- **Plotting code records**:
** Begin **
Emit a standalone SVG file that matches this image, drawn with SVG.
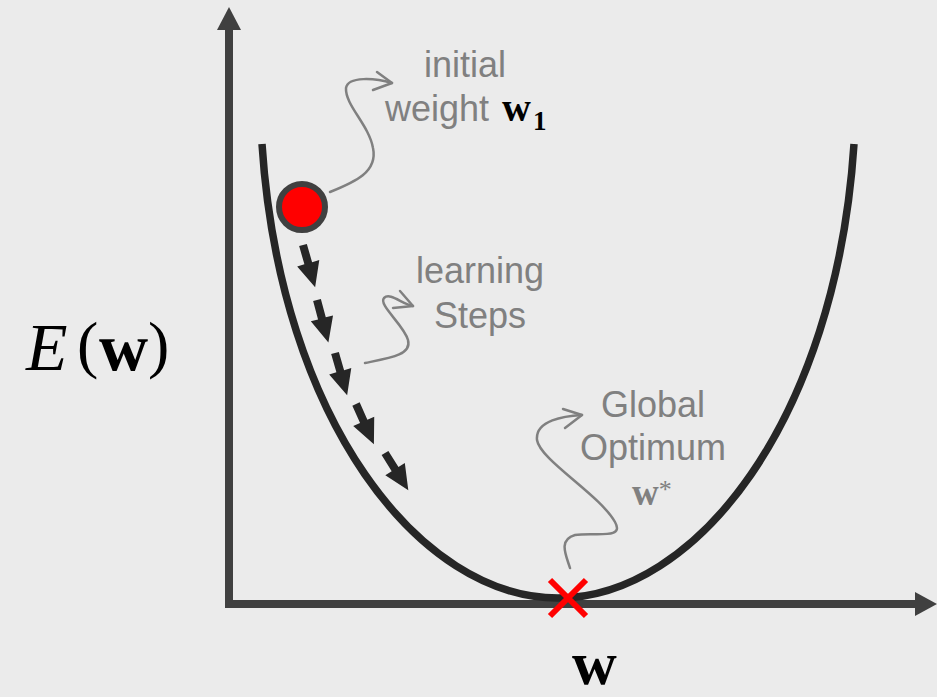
<svg xmlns="http://www.w3.org/2000/svg" width="937" height="697" viewBox="0 0 937 697">
<style>
.lbl{font-family:"Liberation Sans",Arial,sans-serif;font-size:36px;fill:#808080}
.math{font-family:"Liberation Serif","Times New Roman",serif;font-weight:bold}
.squig{fill:none;stroke:#808080;stroke-width:2.5;stroke-linecap:round;stroke-linejoin:round}
.step{fill:#262626}
</style>
<defs>
<path id="da" d="M0,-4 L19,-4 L19,-11.5 L44,0 L19,11.5 L19,4 L0,4 Z"/>
</defs>
<rect x="0" y="0" width="937" height="697" fill="#ebebeb"/>
<g id="axes">
<path d="M229,28 L229,604 L916,604" fill="none" stroke="#404040" stroke-width="8" stroke-linejoin="miter"/>
<polygon points="229,7 217,30 241,30" fill="#404040"/>
<polygon points="937,604 915,592 915,616" fill="#404040"/>
</g>
<g id="curve">
<path d="M262,144 C280,420 420,598 558,598 C696,598 836,420 854,144" fill="none" stroke="#262626" stroke-width="7.5"/>
</g>
<g id="connectors">
<path class="squig" d="M330,192 C355,182 378,172 373,148 C369,125 345,105 346,88 C348,76 375,78 392,83"/>
<path class="squig" d="M377,72 L392,83 L373,90"/>
<path class="squig" d="M365,363 C390,358 412,355 408,340 C404,325 378,305 384,298 C390,292 402,304 413,306"/>
<path class="squig" d="M400,291 L413,306 L393,308"/>
<path class="squig" d="M570,568 C566,555 558,540 575,535 C595,532 625,540 615,522 C600,495 540,460 537,440 C535,420 565,416 582,415"/>
<path class="squig" d="M563,409 L582,415 L565,428"/>
</g>
<g id="steps">
<use href="#da" class="step" transform="translate(303,245) rotate(74)"/>
<use href="#da" class="step" transform="translate(317,300) rotate(75)"/>
<use href="#da" class="step" transform="translate(335,353) rotate(74)"/>
<use href="#da" class="step" transform="translate(356,404) rotate(66)"/>
<use href="#da" class="step" transform="translate(385,453) rotate(58)"/>
</g>
<g id="initial-weight">
<circle cx="302" cy="207" r="23" fill="#ff0000" stroke="#404040" stroke-width="6"/>
</g>
<g id="optimum">
<path d="M550,580 L586,616 M586,580 L550,616" stroke="#ff0000" stroke-width="6"/>
</g>
<g id="label-initial">
<text class="lbl" x="465" y="77" text-anchor="middle">initial</text>
<text class="lbl" x="385" y="121">weight</text>
<text class="math" x="502" y="121" font-size="40" fill="#000">w</text>
<text class="math" x="533" y="130" font-size="27" fill="#000">1</text>
</g>
<g id="label-steps">
<text class="lbl" x="480" y="283" text-anchor="middle">learning</text>
<text class="lbl" x="480" y="328" text-anchor="middle">Steps</text>
</g>
<g id="label-optimum">
<text class="lbl" x="653" y="417" text-anchor="middle">Global</text>
<text class="lbl" x="653" y="460" text-anchor="middle">Optimum</text>
<text x="632" y="505" font-family="Liberation Serif,serif" fill="#808080"><tspan font-weight="bold" font-size="37">w</tspan><tspan font-size="26" dy="-7">*</tspan></text>
</g>
<g id="axis-labels">
<text y="370" font-family="Liberation Serif,serif" fill="#000"><tspan x="26" font-style="italic" font-size="68">E</tspan><tspan x="77" dy="-4" font-size="64">(</tspan><tspan x="99" dy="4" font-weight="bold" font-size="68">w</tspan><tspan x="148" dy="-4" font-size="64">)</tspan></text>
<text class="math" x="572" y="684" font-size="62" fill="#000">w</text>
</g>
</svg>
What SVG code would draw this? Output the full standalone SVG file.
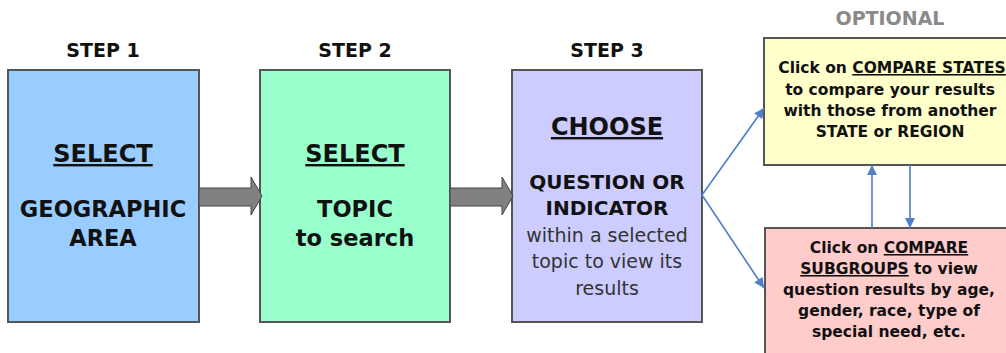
<svg xmlns="http://www.w3.org/2000/svg" width="1006" height="353" viewBox="0 0 1006 353">
<style>
.box{stroke:#555;stroke-width:2}
.t{font-family:"DejaVu Sans",Verdana,sans-serif;font-weight:bold;fill:#111;text-anchor:middle}
.n{font-family:"DejaVu Sans",Verdana,sans-serif;fill:#333;text-anchor:middle}
.u{text-decoration:underline}
.step{font-size:19px}
.big{font-size:24px}
.med{font-size:22.5px}
.sm{font-size:15.5px}
.blk{fill:#808080;stroke:#444;stroke-width:1}
.con{stroke:#4f7fc8;stroke-width:1.6;fill:none}
</style>
<defs>
<marker id="ah" viewBox="0 0 10 10" refX="10" refY="5" markerWidth="11" markerHeight="10" markerUnits="userSpaceOnUse" orient="auto">
<path d="M0,0 L10,5 L0,10 z" fill="#4f7fc8"/>
</marker>
</defs>
<rect width="1006" height="353" fill="#fff"/>
<text class="t step" x="103" y="57">STEP 1</text>
<text class="t step" x="355" y="57">STEP 2</text>
<text class="t step" x="607" y="57">STEP 3</text>
<text class="t step" x="890" y="25" style="fill:#8a8a8a">OPTIONAL</text>

<g id="step1">
<rect class="box" x="8" y="70" width="191" height="252" fill="#99ccff"/>
<text class="t big u" x="103" y="162">SELECT</text>
<text class="t med" x="103" y="217">GEOGRAPHIC</text>
<text class="t med" x="103" y="246">AREA</text>
</g>
<g id="step2">
<rect class="box" x="260" y="70" width="190" height="252" fill="#99ffcc"/>
<text class="t big u" x="355" y="162">SELECT</text>
<text class="t med" x="355" y="217">TOPIC</text>
<text class="t med" x="355" y="246">to search</text>
</g>
<g id="step3">
<rect class="box" x="512" y="70" width="190" height="252" fill="#ccccff"/>
<text class="t big u" x="607" y="135">CHOOSE</text>
<text class="t" x="607" y="189" style="font-size:20px">QUESTION OR</text>
<text class="t" x="607" y="215" style="font-size:20px">INDICATOR</text>
<text class="n" x="607" y="242" style="font-size:19px">within a selected</text>
<text class="n" x="607" y="268" style="font-size:19px">topic to view its</text>
<text class="n" x="607" y="295" style="font-size:19px">results</text>
</g>
<g id="compare-states">
<rect class="box" x="764" y="38" width="260" height="127" fill="#ffffcc"/>
<text class="t sm" x="892" y="73">Click on <tspan class="u">COMPARE STATES</tspan></text>
<text class="t sm" x="890" y="95">to compare your results</text>
<text class="t sm" x="890" y="116">with those from another</text>
<text class="t sm" x="890" y="137">STATE or REGION</text>
</g>
<g id="compare-subgroups">
<rect class="box" x="765" y="228" width="260" height="140" fill="#ffcccc"/>
<text class="t sm" x="889" y="253">Click on <tspan class="u">COMPARE</tspan></text>
<text class="t sm" x="889" y="274"><tspan class="u">SUBGROUPS</tspan> to view</text>
<text class="t sm" x="889" y="295">question results by age,</text>
<text class="t sm" x="889" y="316">gender, race, type of</text>
<text class="t sm" x="889" y="337">special need, etc.</text>
</g>
<g id="connectors">
<path class="blk" d="M199,188 H251 V177 L262,196 L251,215 V206 H199 z"/>
<path class="blk" d="M450,188 H502 V177 L513,196 L502,215 V206 H450 z"/>
<line class="con" x1="702" y1="195" x2="764" y2="108" marker-end="url(#ah)"/>
<line class="con" x1="702" y1="195" x2="764" y2="288" marker-end="url(#ah)"/>
<line class="con" x1="872" y1="228" x2="872" y2="165" marker-end="url(#ah)"/>
<line class="con" x1="910" y1="165" x2="910" y2="228" marker-end="url(#ah)"/>
</g>
</svg>
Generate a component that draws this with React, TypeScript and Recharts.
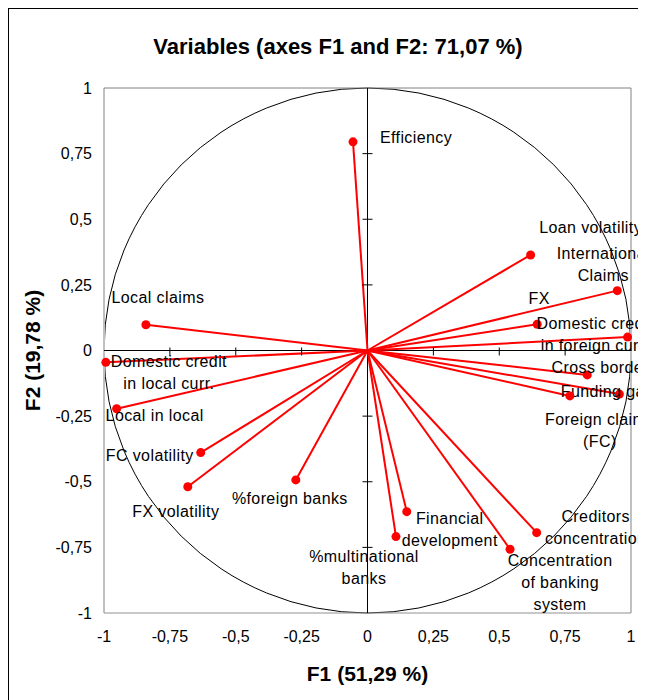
import React from 'react'
import { ScatterChart, Scatter, XAxis, YAxis, ReferenceLine, ReferenceArea, ReferenceDot } from 'recharts'

// PCA correlation circle, factors F1 / F2
const variableNames = [
  'Efficiency',
  'Local claims',
  'Domestic credit in local curr.',
  'Local in local',
  'FC volatility',
  'FX volatility',
  '%foreign banks',
  '%multinational banks',
  'Financial development',
  'Concentration of banking system',
  'Creditors concentration',
  'Loan volatility',
  'International Claims',
  'FX',
  'Domestic credit in foreign curr.',
  'Cross border',
  'Funding gap',
  'Foreign claims (FC)',
]

const f1Values = [
  -0.055, -0.841, -0.993, -0.952, -0.633, -0.682, -0.272, 0.108, 0.149,
  0.541, 0.642, 0.619, 0.948, 0.644, 0.987, 0.834, 0.956, 0.768,
]

const f2Values = [
  0.795, 0.098, -0.045, -0.222, -0.389, -0.519, -0.493, -0.709, -0.614,
  -0.757, -0.694, 0.364, 0.228, 0.1, 0.051, -0.093, -0.166, -0.173,
]

const axisTicks = [-1, -0.75, -0.5, -0.25, 0, 0.25, 0.5, 0.75, 1]

// where each label sits relative to its point (px), and how it wraps
const labelLayout: Record<string, { lines: string[]; dx: number; dy: number }> = {
  'Efficiency': { lines: ['Efficiency'], dx: 63, dy: 1 },
  'Local claims': { lines: ['Local claims'], dx: 12, dy: -22 },
  'Domestic credit in local curr.': { lines: ['Domestic credit', 'in local curr.'], dx: 63, dy: 5 },
  'Local in local': { lines: ['Local in local'], dx: 38, dy: 12 },
  'FC volatility': { lines: ['FC volatility'], dx: -51, dy: 8 },
  'FX volatility': { lines: ['FX volatility'], dx: -12, dy: 30 },
  '%foreign banks': { lines: ['%foreign banks'], dx: -6, dy: 24 },
  '%multinational banks': { lines: ['%multinational', 'banks'], dx: -32, dy: 25 },
  'Financial development': { lines: ['Financial', 'development'], dx: 43, dy: 12 },
  'Concentration of banking system': { lines: ['Concentration', 'of banking', 'system'], dx: 50, dy: 17 },
  'Creditors concentration': { lines: ['Creditors', 'concentration'], dx: 59, dy: -11 },
  'Loan volatility': { lines: ['Loan volatility'], dx: 60, dy: -22 },
  'International Claims': { lines: ['International', 'Claims'], dx: -14, dy: -32 },
  'FX': { lines: ['FX'], dx: 2, dy: -20 },
  'Domestic credit in foreign curr.': { lines: ['Domestic credit', 'in foreign curr.'], dx: -33, dy: -8 },
  'Cross border': { lines: ['Cross border'], dx: 13, dy: -2 },
  'Funding gap': { lines: ['Funding gap'], dx: -12, dy: 3 },
  'Foreign claims (FC)': { lines: ['Foreign claims', '(FC)'], dx: 30, dy: 29 },
}

const FONT = '"Liberation Sans", Arial, sans-serif'
const RED = '#ff0000'

const fmt = (v: number) => String(v).replace('.', ',')

const VariableDot = (props: any) => {
  const { cx, cy, payload } = props
  const layout = labelLayout[payload.name]
  const lx = cx + layout.dx
  return (
    <g>
      <circle cx={cx} cy={cy} r={4.5} fill={RED} />
      <text
        x={lx}
        y={cy + layout.dy}
        textAnchor="middle"
        fontSize={16}
        fontFamily={FONT}
        letterSpacing={0.4}
        fill="#000"
      >
        {layout.lines.map((line, i) => (
          <tspan key={i} x={lx} dy={i === 0 ? 0 : 22}>{line}</tspan>
        ))}
      </text>
    </g>
  )
}

export default function App() {
  const data = variableNames.map((name, i) => ({ name, x: f1Values[i], y: f2Values[i] }))
  const innerTicks = axisTicks.filter((t) => t !== 0 && Math.abs(t) < 1)

  return (
    <div style={{ position: 'relative', width: 660, height: 700, overflow: 'hidden' }}>
      <style>{'html,body{overflow:hidden}'}</style>
      <ScatterChart width={660} height={700} margin={{ top: 80, right: 37, bottom: 0, left: 0 }}>
        <XAxis
          type="number"
          dataKey="x"
          domain={[-1, 1]}
          ticks={axisTicks}
          interval={0}
          tickFormatter={fmt}
          axisLine={false}
          tickLine={false}
          tickSize={0}
          tickMargin={18}
          height={95}
          tick={{ fill: '#000', fontSize: 16, fontFamily: FONT }}
        />
        <YAxis
          type="number"
          dataKey="y"
          domain={[-1, 1]}
          ticks={axisTicks}
          interval={0}
          tickFormatter={fmt}
          axisLine={false}
          tickLine={false}
          tickSize={0}
          tickMargin={12}
          width={96}
          tick={{ fill: '#000', fontSize: 16, fontFamily: FONT }}
        />

        {/* plot frame */}
        <ReferenceLine x={-1} stroke="#c0c0c0" strokeWidth={2} />
        <ReferenceLine x={1} stroke="#c0c0c0" strokeWidth={2} />
        <ReferenceLine y={1} stroke="#808080" strokeWidth={1} />
        <ReferenceLine y={-1} stroke="#909090" strokeWidth={1} />

        {/* unit circle */}
        <ReferenceArea
          x1={-1}
          x2={1}
          y1={-1}
          y2={1}
          shape={(p: any) => (
            <ellipse
              cx={p.x + p.width / 2}
              cy={p.y + p.height / 2}
              rx={p.width / 2}
              ry={p.height / 2}
              fill="none"
              stroke="#000"
              strokeWidth={1}
            />
          )}
        />

        {/* axes through the origin */}
        <ReferenceLine x={0} stroke="#000" strokeWidth={1} />
        <ReferenceLine y={0} stroke="#000" strokeWidth={1} />
        {innerTicks.map((t) => (
          <ReferenceDot
            key={'h' + t}
            x={t}
            y={0}
            shape={(p: any) => <line x1={p.cx} x2={p.cx} y1={p.cy - 3} y2={p.cy + 5} stroke="#000" />}
          />
        ))}
        {innerTicks.map((t) => (
          <ReferenceDot
            key={'v' + t}
            x={0}
            y={t}
            shape={(p: any) => <line x1={p.cx - 5} x2={p.cx + 5} y1={p.cy} y2={p.cy} stroke="#000" />}
          />
        ))}

        {/* vectors */}
        {data.map((d) => (
          <ReferenceLine
            key={d.name}
            segment={[{ x: 0, y: 0 }, { x: d.x, y: d.y }]}
            stroke={RED}
            strokeWidth={2}
          />
        ))}

        <Scatter data={data} fill={RED} shape={VariableDot} isAnimationActive={false} />

        <text x={330} y={46} textAnchor="middle" fontSize={22} fontWeight="bold" fontFamily={FONT} fill="#000">
          Variables (axes F1 and F2: 71,07 %)
        </text>
        <text x={359.5} y={673} textAnchor="middle" fontSize={21} fontWeight="bold" fontFamily={FONT} fill="#000">
          F1 (51,29 %)
        </text>
        <text
          x={32}
          y={342.5}
          textAnchor="middle"
          fontSize={21}
          fontWeight="bold"
          fontFamily={FONT}
          fill="#000"
          transform="rotate(-90, 32, 342.5)"
        >
          F2 (19,78 %)
        </text>
      </ScatterChart>
      <div
        style={{
          position: 'absolute',
          left: 0,
          top: 0,
          width: 700,
          height: 720,
          border: '1px solid #000',
          pointerEvents: 'none',
        }}
      />
    </div>
  )
}
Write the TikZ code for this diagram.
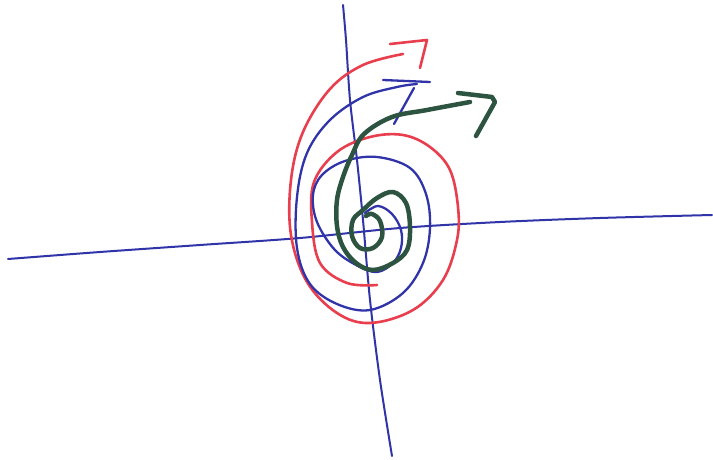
** End **
- **Goal**: Take the material above and output only the lines from the one that contains "Generate a component" through the one that contains "0.5, 0.75, 1]", ends included and images left out.

- **Complete output**:
Generate a component that draws this with React, TypeScript and Recharts.
import React from 'react'
import { ScatterChart, Scatter, XAxis, YAxis, ReferenceLine, ReferenceArea, ReferenceDot } from 'recharts'

// PCA correlation circle, factors F1 / F2
const variableNames = [
  'Efficiency',
  'Local claims',
  'Domestic credit in local curr.',
  'Local in local',
  'FC volatility',
  'FX volatility',
  '%foreign banks',
  '%multinational banks',
  'Financial development',
  'Concentration of banking system',
  'Creditors concentration',
  'Loan volatility',
  'International Claims',
  'FX',
  'Domestic credit in foreign curr.',
  'Cross border',
  'Funding gap',
  'Foreign claims (FC)',
]

const f1Values = [
  -0.055, -0.841, -0.993, -0.952, -0.633, -0.682, -0.272, 0.108, 0.149,
  0.541, 0.642, 0.619, 0.948, 0.644, 0.987, 0.834, 0.956, 0.768,
]

const f2Values = [
  0.795, 0.098, -0.045, -0.222, -0.389, -0.519, -0.493, -0.709, -0.614,
  -0.757, -0.694, 0.364, 0.228, 0.1, 0.051, -0.093, -0.166, -0.173,
]

const axisTicks = [-1, -0.75, -0.5, -0.25, 0, 0.25, 0.5, 0.75, 1]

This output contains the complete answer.